— WHAT THE EXERCISE ASKS —
Gather up the lines with the word "standalone" in them.

— BEGIN INPUT DATA —

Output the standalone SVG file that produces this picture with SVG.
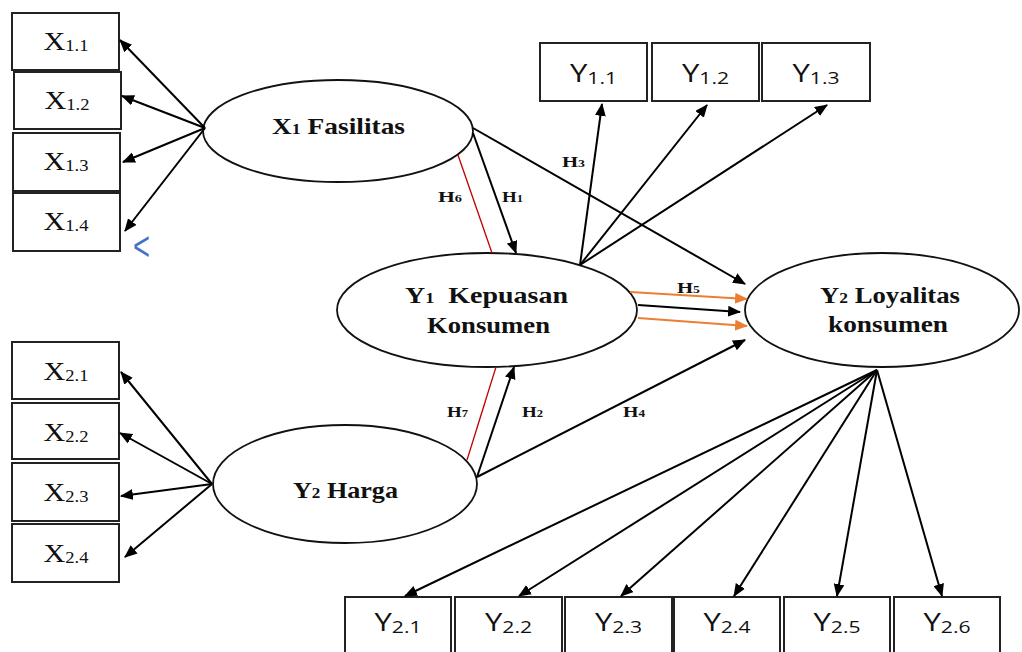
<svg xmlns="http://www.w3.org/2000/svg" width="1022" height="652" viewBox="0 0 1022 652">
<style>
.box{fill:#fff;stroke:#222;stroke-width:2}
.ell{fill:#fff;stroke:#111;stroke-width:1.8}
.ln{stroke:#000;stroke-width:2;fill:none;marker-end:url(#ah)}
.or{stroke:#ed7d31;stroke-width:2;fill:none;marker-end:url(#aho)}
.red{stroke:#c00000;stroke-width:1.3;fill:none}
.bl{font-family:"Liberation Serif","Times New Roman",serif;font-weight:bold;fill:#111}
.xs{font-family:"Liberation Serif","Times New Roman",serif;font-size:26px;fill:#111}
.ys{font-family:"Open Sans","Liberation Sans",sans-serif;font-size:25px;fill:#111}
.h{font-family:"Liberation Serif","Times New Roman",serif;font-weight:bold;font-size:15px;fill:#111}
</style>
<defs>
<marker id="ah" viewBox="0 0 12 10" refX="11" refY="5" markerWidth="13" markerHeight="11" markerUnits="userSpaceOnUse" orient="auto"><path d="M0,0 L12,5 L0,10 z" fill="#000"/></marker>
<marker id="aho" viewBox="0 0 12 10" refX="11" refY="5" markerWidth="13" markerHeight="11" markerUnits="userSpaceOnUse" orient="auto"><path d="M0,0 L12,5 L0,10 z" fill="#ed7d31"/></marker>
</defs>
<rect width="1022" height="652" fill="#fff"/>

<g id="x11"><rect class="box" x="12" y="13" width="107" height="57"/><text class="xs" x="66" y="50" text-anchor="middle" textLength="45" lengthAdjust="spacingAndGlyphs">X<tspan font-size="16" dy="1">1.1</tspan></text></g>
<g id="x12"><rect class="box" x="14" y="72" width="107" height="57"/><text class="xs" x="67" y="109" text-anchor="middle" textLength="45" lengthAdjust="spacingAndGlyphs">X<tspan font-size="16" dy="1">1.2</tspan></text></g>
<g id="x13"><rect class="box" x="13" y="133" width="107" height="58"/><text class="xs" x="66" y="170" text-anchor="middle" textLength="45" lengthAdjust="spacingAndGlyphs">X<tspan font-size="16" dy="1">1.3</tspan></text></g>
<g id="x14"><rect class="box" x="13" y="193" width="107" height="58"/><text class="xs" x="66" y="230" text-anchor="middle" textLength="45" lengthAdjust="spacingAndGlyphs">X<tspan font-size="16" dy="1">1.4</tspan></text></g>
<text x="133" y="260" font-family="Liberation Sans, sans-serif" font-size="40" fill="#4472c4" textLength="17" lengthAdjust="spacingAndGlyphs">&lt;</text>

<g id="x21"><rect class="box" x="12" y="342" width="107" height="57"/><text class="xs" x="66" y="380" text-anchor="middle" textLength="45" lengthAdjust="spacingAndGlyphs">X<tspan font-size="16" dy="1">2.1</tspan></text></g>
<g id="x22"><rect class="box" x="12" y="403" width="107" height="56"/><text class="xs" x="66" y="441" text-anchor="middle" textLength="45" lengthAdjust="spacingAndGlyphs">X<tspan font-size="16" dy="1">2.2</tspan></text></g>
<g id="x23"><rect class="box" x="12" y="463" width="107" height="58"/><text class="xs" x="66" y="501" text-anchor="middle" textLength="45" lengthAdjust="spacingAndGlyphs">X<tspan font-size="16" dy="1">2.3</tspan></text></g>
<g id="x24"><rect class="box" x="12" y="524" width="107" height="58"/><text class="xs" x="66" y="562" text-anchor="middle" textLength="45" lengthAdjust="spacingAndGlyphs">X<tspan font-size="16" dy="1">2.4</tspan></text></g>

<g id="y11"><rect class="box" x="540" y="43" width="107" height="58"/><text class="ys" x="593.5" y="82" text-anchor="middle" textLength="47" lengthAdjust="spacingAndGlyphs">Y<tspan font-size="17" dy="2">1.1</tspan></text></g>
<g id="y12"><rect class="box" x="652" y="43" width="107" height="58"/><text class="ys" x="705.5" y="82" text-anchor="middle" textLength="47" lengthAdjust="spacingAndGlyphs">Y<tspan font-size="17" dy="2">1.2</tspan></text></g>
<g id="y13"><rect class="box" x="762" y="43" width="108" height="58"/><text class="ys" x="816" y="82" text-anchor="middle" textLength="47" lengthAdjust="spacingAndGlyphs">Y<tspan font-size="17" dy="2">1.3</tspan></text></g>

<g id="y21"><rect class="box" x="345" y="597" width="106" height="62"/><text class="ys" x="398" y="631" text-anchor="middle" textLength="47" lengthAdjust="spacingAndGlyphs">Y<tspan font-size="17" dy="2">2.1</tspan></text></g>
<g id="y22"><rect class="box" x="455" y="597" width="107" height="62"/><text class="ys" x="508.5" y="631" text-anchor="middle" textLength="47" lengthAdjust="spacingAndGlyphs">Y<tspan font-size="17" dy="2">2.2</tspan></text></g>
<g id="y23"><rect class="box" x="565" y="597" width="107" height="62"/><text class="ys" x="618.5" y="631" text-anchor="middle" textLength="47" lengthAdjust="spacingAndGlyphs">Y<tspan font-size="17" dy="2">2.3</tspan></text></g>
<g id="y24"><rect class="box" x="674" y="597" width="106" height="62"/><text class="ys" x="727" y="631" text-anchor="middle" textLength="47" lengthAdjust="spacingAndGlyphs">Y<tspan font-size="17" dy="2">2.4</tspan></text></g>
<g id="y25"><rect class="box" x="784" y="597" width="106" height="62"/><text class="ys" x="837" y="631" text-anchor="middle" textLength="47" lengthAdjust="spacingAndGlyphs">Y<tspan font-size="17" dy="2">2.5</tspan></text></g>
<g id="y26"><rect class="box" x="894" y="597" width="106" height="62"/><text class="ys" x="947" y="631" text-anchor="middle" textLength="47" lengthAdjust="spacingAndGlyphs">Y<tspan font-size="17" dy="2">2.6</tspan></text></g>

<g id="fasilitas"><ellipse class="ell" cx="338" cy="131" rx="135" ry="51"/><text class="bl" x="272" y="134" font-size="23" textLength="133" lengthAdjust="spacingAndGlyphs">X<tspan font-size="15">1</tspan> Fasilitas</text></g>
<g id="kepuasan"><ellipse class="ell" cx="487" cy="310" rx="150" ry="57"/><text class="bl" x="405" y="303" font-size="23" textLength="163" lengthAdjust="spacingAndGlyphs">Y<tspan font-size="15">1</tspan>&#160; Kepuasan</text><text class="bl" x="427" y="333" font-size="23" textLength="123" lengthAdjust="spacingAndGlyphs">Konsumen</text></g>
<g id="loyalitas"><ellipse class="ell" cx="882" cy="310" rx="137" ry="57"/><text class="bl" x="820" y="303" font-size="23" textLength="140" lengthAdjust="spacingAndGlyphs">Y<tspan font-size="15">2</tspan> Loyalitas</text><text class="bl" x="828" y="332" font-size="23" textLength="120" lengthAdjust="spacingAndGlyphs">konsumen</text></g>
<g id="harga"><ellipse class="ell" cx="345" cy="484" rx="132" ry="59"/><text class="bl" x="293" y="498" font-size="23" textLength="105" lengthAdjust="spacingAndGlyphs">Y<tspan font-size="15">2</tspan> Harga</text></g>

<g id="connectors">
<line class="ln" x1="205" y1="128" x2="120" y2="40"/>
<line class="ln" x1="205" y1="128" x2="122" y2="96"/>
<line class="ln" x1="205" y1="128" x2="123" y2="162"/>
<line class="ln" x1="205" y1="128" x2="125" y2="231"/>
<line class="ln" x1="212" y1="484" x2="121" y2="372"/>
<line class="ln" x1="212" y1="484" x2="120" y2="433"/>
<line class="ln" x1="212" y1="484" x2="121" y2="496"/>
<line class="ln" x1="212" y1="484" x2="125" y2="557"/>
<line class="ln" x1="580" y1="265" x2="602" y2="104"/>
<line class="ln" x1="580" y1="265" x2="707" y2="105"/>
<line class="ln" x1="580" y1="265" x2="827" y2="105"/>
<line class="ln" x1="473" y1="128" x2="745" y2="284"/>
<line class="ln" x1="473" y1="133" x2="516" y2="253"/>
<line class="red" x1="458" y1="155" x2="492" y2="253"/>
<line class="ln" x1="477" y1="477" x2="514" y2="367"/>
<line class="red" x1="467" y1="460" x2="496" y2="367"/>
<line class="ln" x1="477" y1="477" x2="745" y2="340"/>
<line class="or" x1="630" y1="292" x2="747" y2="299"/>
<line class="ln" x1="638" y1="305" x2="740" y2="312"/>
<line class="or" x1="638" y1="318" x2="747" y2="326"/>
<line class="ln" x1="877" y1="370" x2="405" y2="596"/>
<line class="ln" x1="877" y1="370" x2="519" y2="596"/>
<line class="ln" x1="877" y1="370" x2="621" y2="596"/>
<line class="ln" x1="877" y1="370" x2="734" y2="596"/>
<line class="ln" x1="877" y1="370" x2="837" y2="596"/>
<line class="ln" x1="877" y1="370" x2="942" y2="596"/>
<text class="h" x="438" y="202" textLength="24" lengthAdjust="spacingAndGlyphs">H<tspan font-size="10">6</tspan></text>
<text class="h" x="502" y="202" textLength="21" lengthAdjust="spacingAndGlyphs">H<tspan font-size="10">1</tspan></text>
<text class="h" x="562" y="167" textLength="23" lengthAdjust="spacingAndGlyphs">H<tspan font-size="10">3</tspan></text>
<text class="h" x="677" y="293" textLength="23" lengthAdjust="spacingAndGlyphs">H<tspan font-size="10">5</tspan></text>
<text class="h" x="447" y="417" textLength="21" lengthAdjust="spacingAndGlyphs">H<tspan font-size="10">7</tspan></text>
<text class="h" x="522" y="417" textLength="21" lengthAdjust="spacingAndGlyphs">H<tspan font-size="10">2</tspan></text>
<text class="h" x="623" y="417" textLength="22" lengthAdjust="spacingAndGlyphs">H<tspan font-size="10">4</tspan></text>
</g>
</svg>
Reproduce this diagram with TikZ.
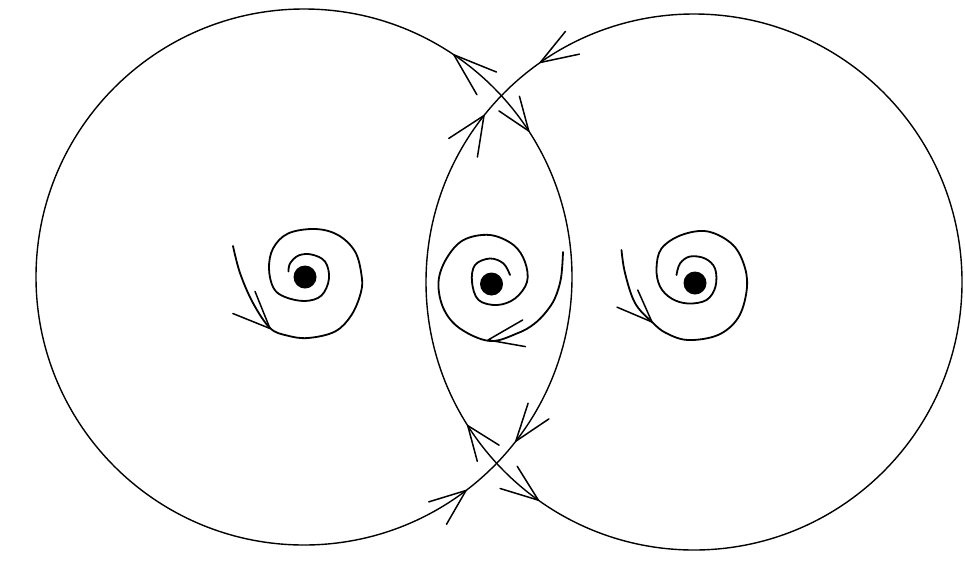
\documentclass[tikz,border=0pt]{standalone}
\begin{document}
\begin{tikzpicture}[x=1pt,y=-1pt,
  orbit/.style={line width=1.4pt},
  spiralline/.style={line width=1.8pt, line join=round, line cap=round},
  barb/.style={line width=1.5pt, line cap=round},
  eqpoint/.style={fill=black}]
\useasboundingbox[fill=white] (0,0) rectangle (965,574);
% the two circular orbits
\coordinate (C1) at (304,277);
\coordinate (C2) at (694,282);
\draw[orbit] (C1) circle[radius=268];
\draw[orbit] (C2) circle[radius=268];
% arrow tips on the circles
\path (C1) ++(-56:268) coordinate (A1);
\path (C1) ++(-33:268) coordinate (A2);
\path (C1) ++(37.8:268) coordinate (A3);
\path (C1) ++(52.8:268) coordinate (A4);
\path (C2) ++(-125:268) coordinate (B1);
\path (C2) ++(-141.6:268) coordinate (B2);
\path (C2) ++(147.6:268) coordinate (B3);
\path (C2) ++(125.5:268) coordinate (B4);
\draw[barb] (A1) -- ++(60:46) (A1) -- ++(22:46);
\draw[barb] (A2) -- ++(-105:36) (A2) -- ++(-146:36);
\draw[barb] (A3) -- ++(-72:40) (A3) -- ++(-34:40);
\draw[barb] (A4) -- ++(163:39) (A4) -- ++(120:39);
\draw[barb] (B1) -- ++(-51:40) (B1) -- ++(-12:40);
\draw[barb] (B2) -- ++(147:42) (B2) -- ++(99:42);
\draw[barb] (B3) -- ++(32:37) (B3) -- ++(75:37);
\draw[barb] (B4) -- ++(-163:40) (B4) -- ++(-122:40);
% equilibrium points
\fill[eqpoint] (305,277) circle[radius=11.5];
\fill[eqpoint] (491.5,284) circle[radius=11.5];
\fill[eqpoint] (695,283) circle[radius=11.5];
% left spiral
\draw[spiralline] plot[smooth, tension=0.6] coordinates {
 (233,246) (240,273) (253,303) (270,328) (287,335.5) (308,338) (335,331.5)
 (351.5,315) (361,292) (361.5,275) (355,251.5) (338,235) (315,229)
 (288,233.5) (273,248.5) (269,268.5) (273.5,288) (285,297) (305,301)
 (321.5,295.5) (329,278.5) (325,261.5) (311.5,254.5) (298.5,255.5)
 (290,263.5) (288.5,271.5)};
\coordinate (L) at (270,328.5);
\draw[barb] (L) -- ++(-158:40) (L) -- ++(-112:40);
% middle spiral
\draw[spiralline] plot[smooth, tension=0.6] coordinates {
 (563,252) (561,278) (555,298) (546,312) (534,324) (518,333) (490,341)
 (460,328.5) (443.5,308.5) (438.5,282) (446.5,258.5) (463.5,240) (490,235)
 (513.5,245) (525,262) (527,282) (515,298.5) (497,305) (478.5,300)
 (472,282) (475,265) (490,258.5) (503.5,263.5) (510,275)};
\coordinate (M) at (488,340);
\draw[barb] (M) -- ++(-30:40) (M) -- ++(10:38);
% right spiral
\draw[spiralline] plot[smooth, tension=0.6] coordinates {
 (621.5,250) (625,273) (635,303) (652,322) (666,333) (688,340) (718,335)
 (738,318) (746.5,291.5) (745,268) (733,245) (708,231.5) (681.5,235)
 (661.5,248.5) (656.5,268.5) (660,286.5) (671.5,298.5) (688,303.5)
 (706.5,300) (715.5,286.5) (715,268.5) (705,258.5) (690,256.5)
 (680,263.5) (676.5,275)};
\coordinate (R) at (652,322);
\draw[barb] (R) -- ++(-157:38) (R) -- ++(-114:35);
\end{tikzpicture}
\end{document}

— END INPUT DATA —

— OUTPUT BELOW —
Output the standalone SVG file that produces this picture with SVG.
\documentclass[tikz,border=0pt]{standalone}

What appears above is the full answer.